What the exercise asks: Search the material for the word "with" and report each line where it turns up.

The data:
---+---
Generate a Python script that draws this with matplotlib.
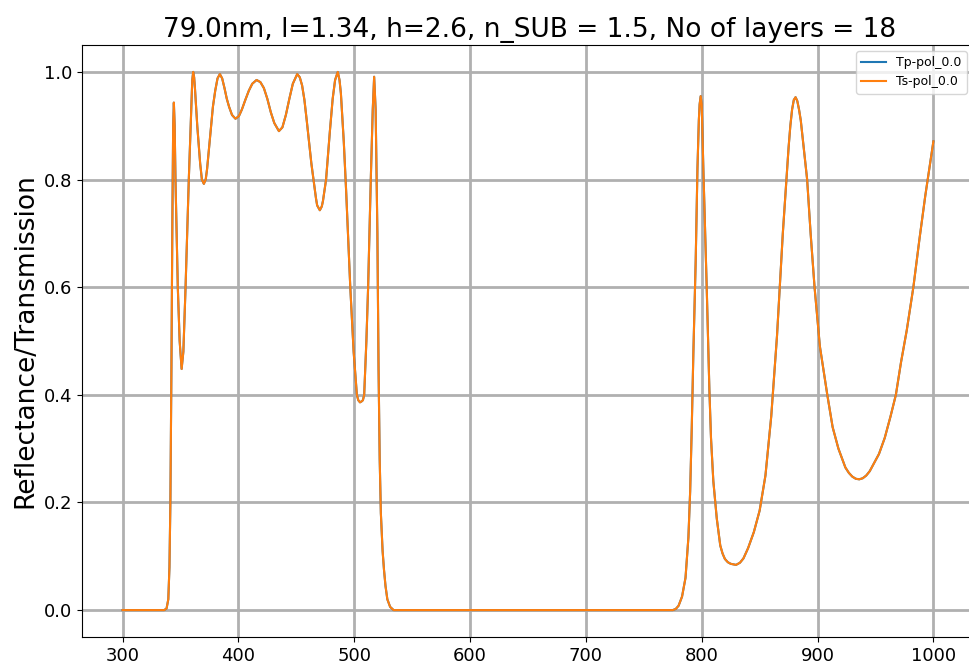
---+---
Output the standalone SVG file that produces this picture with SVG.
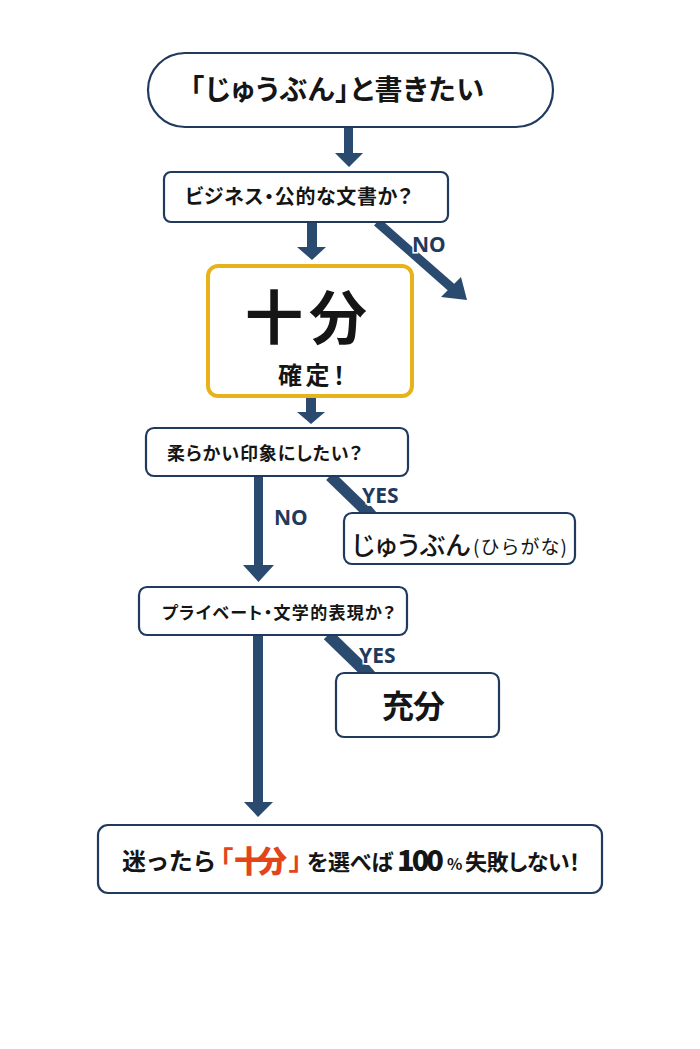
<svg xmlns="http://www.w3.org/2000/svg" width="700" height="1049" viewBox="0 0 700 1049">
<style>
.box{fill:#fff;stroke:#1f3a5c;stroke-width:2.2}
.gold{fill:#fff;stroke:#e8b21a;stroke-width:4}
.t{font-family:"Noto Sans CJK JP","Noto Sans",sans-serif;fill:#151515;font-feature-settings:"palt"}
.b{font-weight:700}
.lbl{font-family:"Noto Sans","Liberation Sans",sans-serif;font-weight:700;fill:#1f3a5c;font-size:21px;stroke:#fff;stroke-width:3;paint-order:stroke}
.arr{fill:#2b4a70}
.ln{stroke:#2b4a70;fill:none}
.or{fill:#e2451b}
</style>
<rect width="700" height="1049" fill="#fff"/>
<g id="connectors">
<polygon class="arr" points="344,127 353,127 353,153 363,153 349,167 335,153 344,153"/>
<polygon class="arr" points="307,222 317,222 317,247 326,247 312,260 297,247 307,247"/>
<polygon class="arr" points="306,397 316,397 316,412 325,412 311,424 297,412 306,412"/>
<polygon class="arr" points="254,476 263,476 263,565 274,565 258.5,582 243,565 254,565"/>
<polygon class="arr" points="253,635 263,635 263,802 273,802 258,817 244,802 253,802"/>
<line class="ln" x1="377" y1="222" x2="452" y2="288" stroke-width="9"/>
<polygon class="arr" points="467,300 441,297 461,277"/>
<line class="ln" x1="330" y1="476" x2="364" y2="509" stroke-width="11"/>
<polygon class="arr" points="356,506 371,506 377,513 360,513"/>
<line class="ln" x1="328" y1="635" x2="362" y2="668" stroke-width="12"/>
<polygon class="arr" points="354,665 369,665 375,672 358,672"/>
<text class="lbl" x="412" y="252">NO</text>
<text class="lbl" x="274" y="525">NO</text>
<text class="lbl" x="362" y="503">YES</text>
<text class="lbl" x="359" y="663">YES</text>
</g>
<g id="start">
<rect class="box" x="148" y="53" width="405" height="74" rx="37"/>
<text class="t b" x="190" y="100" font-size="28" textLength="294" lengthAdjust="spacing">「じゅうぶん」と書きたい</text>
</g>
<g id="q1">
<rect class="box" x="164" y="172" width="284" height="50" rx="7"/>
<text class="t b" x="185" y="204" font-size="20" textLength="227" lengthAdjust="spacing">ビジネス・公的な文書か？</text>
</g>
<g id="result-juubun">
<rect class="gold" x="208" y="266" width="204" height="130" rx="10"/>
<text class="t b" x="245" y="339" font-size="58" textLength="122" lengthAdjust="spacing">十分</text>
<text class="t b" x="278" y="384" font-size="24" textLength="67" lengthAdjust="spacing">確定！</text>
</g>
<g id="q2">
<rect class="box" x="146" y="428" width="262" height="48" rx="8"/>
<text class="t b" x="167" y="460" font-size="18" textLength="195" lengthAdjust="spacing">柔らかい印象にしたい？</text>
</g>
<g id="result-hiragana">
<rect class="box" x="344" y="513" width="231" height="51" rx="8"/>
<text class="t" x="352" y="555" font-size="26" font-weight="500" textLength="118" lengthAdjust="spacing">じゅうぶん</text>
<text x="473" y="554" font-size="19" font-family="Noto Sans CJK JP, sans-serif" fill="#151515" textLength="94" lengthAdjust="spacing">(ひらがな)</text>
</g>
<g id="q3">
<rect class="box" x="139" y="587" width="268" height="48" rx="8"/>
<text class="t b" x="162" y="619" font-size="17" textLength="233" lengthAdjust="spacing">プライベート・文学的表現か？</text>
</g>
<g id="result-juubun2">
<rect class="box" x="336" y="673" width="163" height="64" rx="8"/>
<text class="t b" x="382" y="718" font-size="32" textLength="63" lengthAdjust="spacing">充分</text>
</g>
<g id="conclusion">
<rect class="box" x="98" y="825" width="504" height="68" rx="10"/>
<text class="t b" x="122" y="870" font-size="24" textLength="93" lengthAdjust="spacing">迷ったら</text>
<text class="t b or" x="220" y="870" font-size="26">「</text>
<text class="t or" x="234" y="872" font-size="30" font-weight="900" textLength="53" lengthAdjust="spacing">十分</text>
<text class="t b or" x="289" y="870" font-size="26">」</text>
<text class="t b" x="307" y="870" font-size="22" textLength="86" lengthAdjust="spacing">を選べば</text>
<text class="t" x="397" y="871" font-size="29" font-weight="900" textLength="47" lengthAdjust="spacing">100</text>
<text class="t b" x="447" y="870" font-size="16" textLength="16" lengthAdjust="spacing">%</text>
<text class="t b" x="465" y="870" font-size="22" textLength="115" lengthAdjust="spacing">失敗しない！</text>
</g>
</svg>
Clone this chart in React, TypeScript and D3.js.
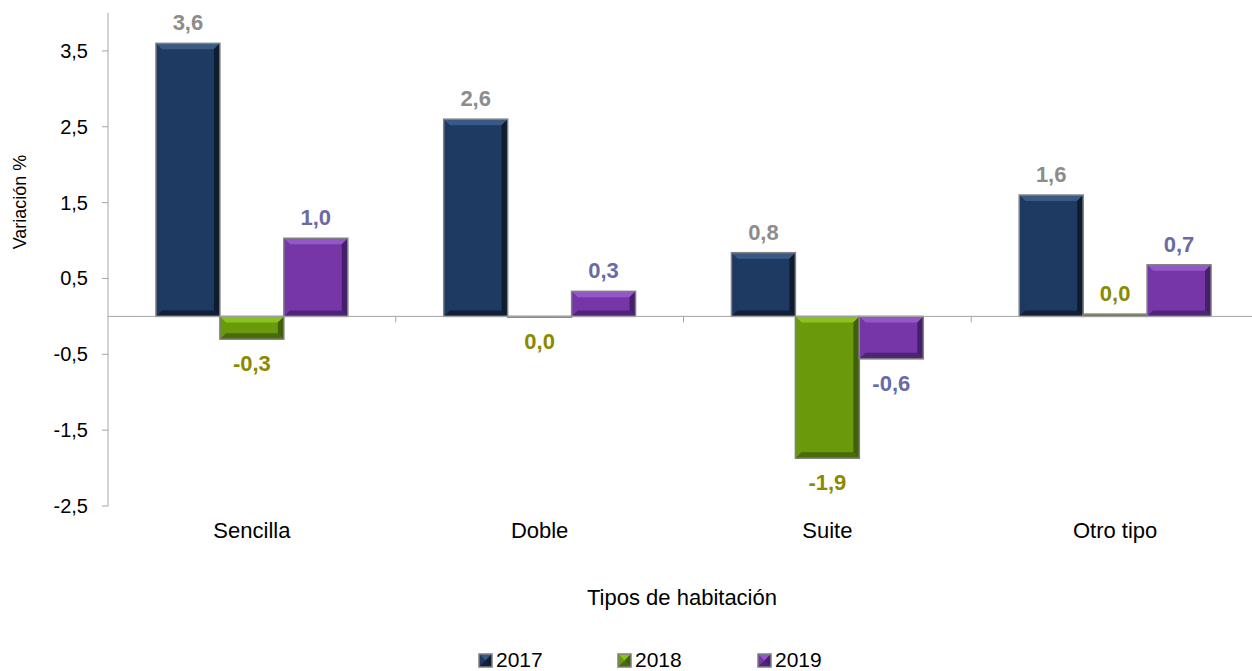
---+---
Written response:
Generate a Python script that draws this with matplotlib.
Output the standalone SVG file that produces this picture with SVG.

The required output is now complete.